──────── PROVIDED MATERIAL ────────
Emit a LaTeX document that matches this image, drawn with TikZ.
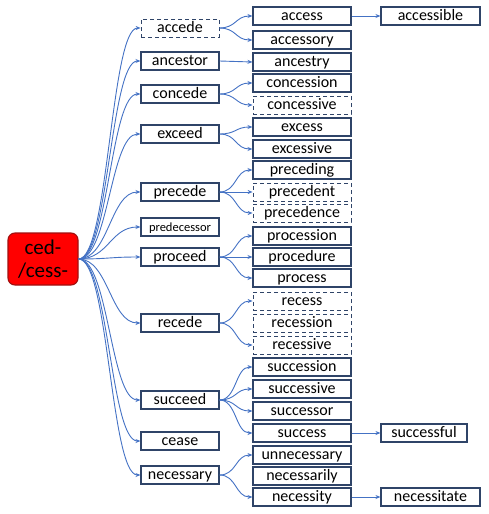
\documentclass[tikz,border=0pt]{standalone}
\usepackage{fontspec}
\setmainfont{Carlito}
\usetikzlibrary{arrows.meta}

\definecolor{boxline}{HTML}{2F4468}
\definecolor{linkblue}{HTML}{4472C4}
\definecolor{rootline}{HTML}{A01010}

\tikzstyle{word} = [draw=boxline, line width=1.1pt, minimum width=78pt, minimum height=18pt, inner sep=0pt, text height=12.7pt, text depth=3.3pt, font=\fontsize{16}{18}\selectfont]
\tikzstyle{derived} = [word, minimum width=98pt]
\tikzstyle{guess} = [line width=0.8pt, dash pattern=on 4pt off 3pt]
\tikzstyle{link} = [draw=linkblue, line width=0.9pt, -{Stealth[length=5pt,width=4pt]}]
\tikzstyle{root} = [draw=rootline, fill=red, line width=1.1pt, rounded corners=7pt, minimum width=70pt, minimum height=52pt, inner sep=0pt, align=center, font=\fontsize{21}{23}\selectfont]

\begin{document}
\begin{tikzpicture}[x=1pt,y=-1pt]
	\useasboundingbox (0,0) rectangle (489,514);

	\node[root] (ced) at (43,259) {ced-\\/cess-};

	% verbs
	\node[word,guess] (accede) at (180,28) {accede};
	\node[word] (ancestor) at (180,61) {ancestor};
	\node[word] (concede) at (180,94) {concede};
	\node[word] (exceed) at (180,134) {exceed};
	\node[word] (precede) at (180,192) {precede};
	\node[word,font=\fontsize{12.5}{14}\selectfont] (predecessor) at (180,227) {predecessor};
	\node[word] (proceed) at (180,257) {proceed};
	\node[word] (recede) at (180,323) {recede};
	\node[word] (succeed) at (180,400) {succeed};
	\node[word] (cease) at (180,441) {cease};
	\node[word] (necessary) at (180,475) {necessary};

	% derived words
	\node[derived] (access) at (302,16) {access};
	\node[derived] (accessory) at (302,40) {accessory};
	\node[derived] (ancestry) at (302,62) {ancestry};
	\node[derived] (concession) at (302,83) {concession};
	\node[derived,guess] (concessive) at (302,105) {concessive};
	\node[derived] (excess) at (302,127) {excess};
	\node[derived] (excessive) at (302,149) {excessive};
	\node[derived] (preceding) at (302,170) {preceding};
	\node[derived,guess] (precedent) at (302,192) {precedent};
	\node[derived,guess] (precedence) at (302,213) {precedence};
	\node[derived] (procession) at (302,236) {procession};
	\node[derived] (procedure) at (302,257) {procedure};
	\node[derived] (process) at (302,278) {process};
	\node[derived,guess] (recess) at (302,301) {recess};
	\node[derived,guess] (recession) at (302,323) {recession};
	\node[derived,guess] (recessive) at (302,345) {recessive};
	\node[derived] (succession) at (302,367) {succession};
	\node[derived] (successive) at (302,389) {successive};
	\node[derived] (successor) at (302,411) {successor};
	\node[derived] (success) at (302,433) {success};
	\node[derived] (unnecessary) at (302,455) {unnecessary};
	\node[derived] (necessarily) at (302,476) {necessarily};
	\node[derived] (necessity) at (302,497) {necessity};

	\node[derived,minimum width=99pt] (accessible) at (430.5,16) {accessible};
	\node[derived,minimum width=86pt] (successful) at (424,433) {successful};
	\node[derived,minimum width=99pt] (necessitate) at (430.5,497) {necessitate};

	% root to verbs
	\draw[link] (ced.east) .. controls +(30,0) and +(-30,0) .. (accede.west);
	\draw[link] (ced.east) .. controls +(30,0) and +(-30,0) .. (ancestor.west);
	\draw[link] (ced.east) .. controls +(30,0) and +(-30,0) .. (concede.west);
	\draw[link] (ced.east) .. controls +(30,0) and +(-30,0) .. (exceed.west);
	\draw[link] (ced.east) .. controls +(30,0) and +(-30,0) .. (precede.west);
	\draw[link] (ced.east) .. controls +(30,0) and +(-30,0) .. (predecessor.west);
	\draw[link] (ced.east) .. controls +(30,0) and +(-30,0) .. (proceed.west);
	\draw[link] (ced.east) .. controls +(30,0) and +(-30,0) .. (recede.west);
	\draw[link] (ced.east) .. controls +(30,0) and +(-30,0) .. (succeed.west);
	\draw[link] (ced.east) .. controls +(30,0) and +(-30,0) .. (cease.west);
	\draw[link] (ced.east) .. controls +(30,0) and +(-30,0) .. (necessary.west);

	% verbs to derived words
	\draw[link] (accede.east) .. controls +(17,0) and +(-17,0) .. (access.west);
	\draw[link] (accede.east) .. controls +(17,0) and +(-17,0) .. (accessory.west);
	\draw[link] (ancestor.east) -- (ancestry.west);
	\draw[link] (concede.east) .. controls +(17,0) and +(-17,0) .. (concession.west);
	\draw[link] (concede.east) .. controls +(17,0) and +(-17,0) .. (concessive.west);
	\draw[link] (exceed.east) .. controls +(17,0) and +(-17,0) .. (excess.west);
	\draw[link] (exceed.east) .. controls +(17,0) and +(-17,0) .. (excessive.west);
	\draw[link] (precede.east) .. controls +(17,0) and +(-17,0) .. (preceding.west);
	\draw[link] (precede.east) -- (precedent.west);
	\draw[link] (precede.east) .. controls +(17,0) and +(-17,0) .. (precedence.west);
	\draw[link] (proceed.east) .. controls +(17,0) and +(-17,0) .. (procession.west);
	\draw[link] (proceed.east) -- (procedure.west);
	\draw[link] (proceed.east) .. controls +(17,0) and +(-17,0) .. (process.west);
	\draw[link] (recede.east) .. controls +(17,0) and +(-17,0) .. (recess.west);
	\draw[link] (recede.east) .. controls +(17,0) and +(-17,0) .. (recessive.west);
	\draw[link] (succeed.east) .. controls +(17,0) and +(-17,0) .. (succession.west);
	\draw[link] (succeed.east) .. controls +(17,0) and +(-17,0) .. (successive.west);
	\draw[link] (succeed.east) .. controls +(17,0) and +(-17,0) .. (successor.west);
	\draw[link] (succeed.east) .. controls +(17,0) and +(-17,0) .. (success.west);
	\draw[link] (necessary.east) .. controls +(17,0) and +(-17,0) .. (unnecessary.west);
	\draw[link] (necessary.east) .. controls +(17,0) and +(-17,0) .. (necessity.west);

	% further derived
	\draw[link] (access.east) -- (accessible.west);
	\draw[link] (success.east) -- (successful.west);
	\draw[link] (necessity.east) -- (necessitate.west);
\end{tikzpicture}
\end{document}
────────
▶ _TASK DESCRIPTION_:
Output the lines above in full and exactly as given, omitting any pictures.

▶ _WRITTEN ANSWER_:
Emit a LaTeX document that matches this image, drawn with TikZ.
\documentclass[tikz,border=0pt]{standalone}
\usepackage{fontspec}
\setmainfont{Carlito}
\usetikzlibrary{arrows.meta}

\definecolor{boxline}{HTML}{2F4468}
\definecolor{linkblue}{HTML}{4472C4}
\definecolor{rootline}{HTML}{A01010}

\tikzstyle{word} = [draw=boxline, line width=1.1pt, minimum width=78pt, minimum height=18pt, inner sep=0pt, text height=12.7pt, text depth=3.3pt, font=\fontsize{16}{18}\selectfont]
\tikzstyle{derived} = [word, minimum width=98pt]
\tikzstyle{guess} = [line width=0.8pt, dash pattern=on 4pt off 3pt]
\tikzstyle{link} = [draw=linkblue, line width=0.9pt, -{Stealth[length=5pt,width=4pt]}]
\tikzstyle{root} = [draw=rootline, fill=red, line width=1.1pt, rounded corners=7pt, minimum width=70pt, minimum height=52pt, inner sep=0pt, align=center, font=\fontsize{21}{23}\selectfont]

\begin{document}
\begin{tikzpicture}[x=1pt,y=-1pt]
	\useasboundingbox (0,0) rectangle (489,514);

	\node[root] (ced) at (43,259) {ced-\\/cess-};

	% verbs
	\node[word,guess] (accede) at (180,28) {accede};
	\node[word] (ancestor) at (180,61) {ancestor};
	\node[word] (concede) at (180,94) {concede};
	\node[word] (exceed) at (180,134) {exceed};
	\node[word] (precede) at (180,192) {precede};
	\node[word,font=\fontsize{12.5}{14}\selectfont] (predecessor) at (180,227) {predecessor};
	\node[word] (proceed) at (180,257) {proceed};
	\node[word] (recede) at (180,323) {recede};
	\node[word] (succeed) at (180,400) {succeed};
	\node[word] (cease) at (180,441) {cease};
	\node[word] (necessary) at (180,475) {necessary};

	% derived words
	\node[derived] (access) at (302,16) {access};
	\node[derived] (accessory) at (302,40) {accessory};
	\node[derived] (ancestry) at (302,62) {ancestry};
	\node[derived] (concession) at (302,83) {concession};
	\node[derived,guess] (concessive) at (302,105) {concessive};
	\node[derived] (excess) at (302,127) {excess};
	\node[derived] (excessive) at (302,149) {excessive};
	\node[derived] (preceding) at (302,170) {preceding};
	\node[derived,guess] (precedent) at (302,192) {precedent};
	\node[derived,guess] (precedence) at (302,213) {precedence};
	\node[derived] (procession) at (302,236) {procession};
	\node[derived] (procedure) at (302,257) {procedure};
	\node[derived] (process) at (302,278) {process};
	\node[derived,guess] (recess) at (302,301) {recess};
	\node[derived,guess] (recession) at (302,323) {recession};
	\node[derived,guess] (recessive) at (302,345) {recessive};
	\node[derived] (succession) at (302,367) {succession};
	\node[derived] (successive) at (302,389) {successive};
	\node[derived] (successor) at (302,411) {successor};
	\node[derived] (success) at (302,433) {success};
	\node[derived] (unnecessary) at (302,455) {unnecessary};
	\node[derived] (necessarily) at (302,476) {necessarily};
	\node[derived] (necessity) at (302,497) {necessity};

	\node[derived,minimum width=99pt] (accessible) at (430.5,16) {accessible};
	\node[derived,minimum width=86pt] (successful) at (424,433) {successful};
	\node[derived,minimum width=99pt] (necessitate) at (430.5,497) {necessitate};

	% root to verbs
	\draw[link] (ced.east) .. controls +(30,0) and +(-30,0) .. (accede.west);
	\draw[link] (ced.east) .. controls +(30,0) and +(-30,0) .. (ancestor.west);
	\draw[link] (ced.east) .. controls +(30,0) and +(-30,0) .. (concede.west);
	\draw[link] (ced.east) .. controls +(30,0) and +(-30,0) .. (exceed.west);
	\draw[link] (ced.east) .. controls +(30,0) and +(-30,0) .. (precede.west);
	\draw[link] (ced.east) .. controls +(30,0) and +(-30,0) .. (predecessor.west);
	\draw[link] (ced.east) .. controls +(30,0) and +(-30,0) .. (proceed.west);
	\draw[link] (ced.east) .. controls +(30,0) and +(-30,0) .. (recede.west);
	\draw[link] (ced.east) .. controls +(30,0) and +(-30,0) .. (succeed.west);
	\draw[link] (ced.east) .. controls +(30,0) and +(-30,0) .. (cease.west);
	\draw[link] (ced.east) .. controls +(30,0) and +(-30,0) .. (necessary.west);

	% verbs to derived words
	\draw[link] (accede.east) .. controls +(17,0) and +(-17,0) .. (access.west);
	\draw[link] (accede.east) .. controls +(17,0) and +(-17,0) .. (accessory.west);
	\draw[link] (ancestor.east) -- (ancestry.west);
	\draw[link] (concede.east) .. controls +(17,0) and +(-17,0) .. (concession.west);
	\draw[link] (concede.east) .. controls +(17,0) and +(-17,0) .. (concessive.west);
	\draw[link] (exceed.east) .. controls +(17,0) and +(-17,0) .. (excess.west);
	\draw[link] (exceed.east) .. controls +(17,0) and +(-17,0) .. (excessive.west);
	\draw[link] (precede.east) .. controls +(17,0) and +(-17,0) .. (preceding.west);
	\draw[link] (precede.east) -- (precedent.west);
	\draw[link] (precede.east) .. controls +(17,0) and +(-17,0) .. (precedence.west);
	\draw[link] (proceed.east) .. controls +(17,0) and +(-17,0) .. (procession.west);
	\draw[link] (proceed.east) -- (procedure.west);
	\draw[link] (proceed.east) .. controls +(17,0) and +(-17,0) .. (process.west);
	\draw[link] (recede.east) .. controls +(17,0) and +(-17,0) .. (recess.west);
	\draw[link] (recede.east) .. controls +(17,0) and +(-17,0) .. (recessive.west);
	\draw[link] (succeed.east) .. controls +(17,0) and +(-17,0) .. (succession.west);
	\draw[link] (succeed.east) .. controls +(17,0) and +(-17,0) .. (successive.west);
	\draw[link] (succeed.east) .. controls +(17,0) and +(-17,0) .. (successor.west);
	\draw[link] (succeed.east) .. controls +(17,0) and +(-17,0) .. (success.west);
	\draw[link] (necessary.east) .. controls +(17,0) and +(-17,0) .. (unnecessary.west);
	\draw[link] (necessary.east) .. controls +(17,0) and +(-17,0) .. (necessity.west);

	% further derived
	\draw[link] (access.east) -- (accessible.west);
	\draw[link] (success.east) -- (successful.west);
	\draw[link] (necessity.east) -- (necessitate.west);
\end{tikzpicture}
\end{document}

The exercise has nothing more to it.